The Dutch semiconductor equipment manufacturer expects a revenue decline of 0-10% in Q1, disappointing analysts who had anticipated growth.
Besi reported Q4 revenue of €153.4 million, down 2% sequentially and 3.9% year-over-year, primarily due to lower demand for automotive applications.
Orders fell 19.7% quarter-over-quarter and 26.7% year-over-year to €121.9 million, reflecting weaker bookings for high-performance computing and mainstream assembly applications.
The company’s gross margin declined slightly to 64%, impacted by unfavorable forex movements.
Analysts at Bernstein described the results as “a tough print with misses on Q4 results and Q1 guidance” and noted that the downturn is still ongoing.
While AI-related applications remain a bright spot, Bernstein emphasized that broader industry challenges persist.
Besi’s Q1 revenue guidance—suggesting a midpoint of €146 million—is below analyst expectations (consensus: €173 million).
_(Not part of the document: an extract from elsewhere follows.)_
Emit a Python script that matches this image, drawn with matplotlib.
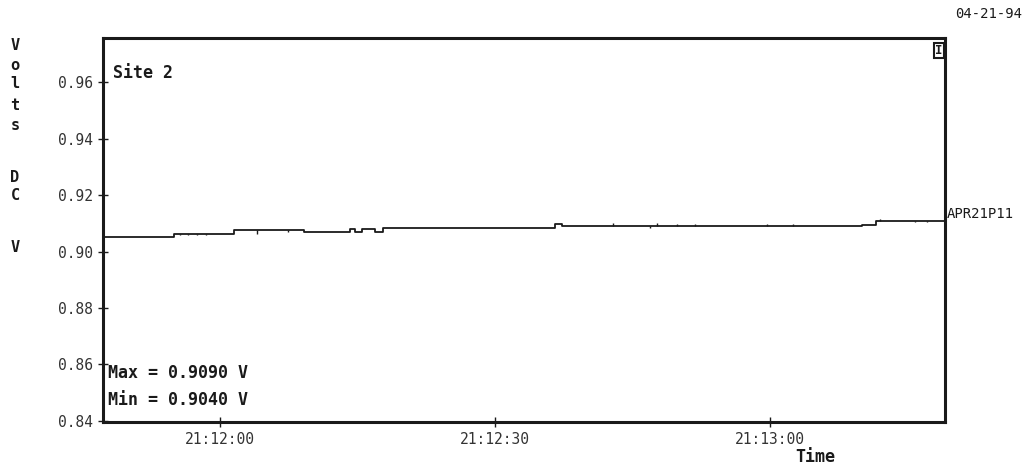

Bernstein noted that the guidance reflects ongoing weakness and that “mainstream recovery could begin in H2 2025”.
Despite near-term softness, the analysts remain optimistic about Besi’s long-term growth potential in advanced packaging and hybrid bonding. Bernstein reaffirmed its Outperform rating, citing AI-driven demand as a key driver for future growth.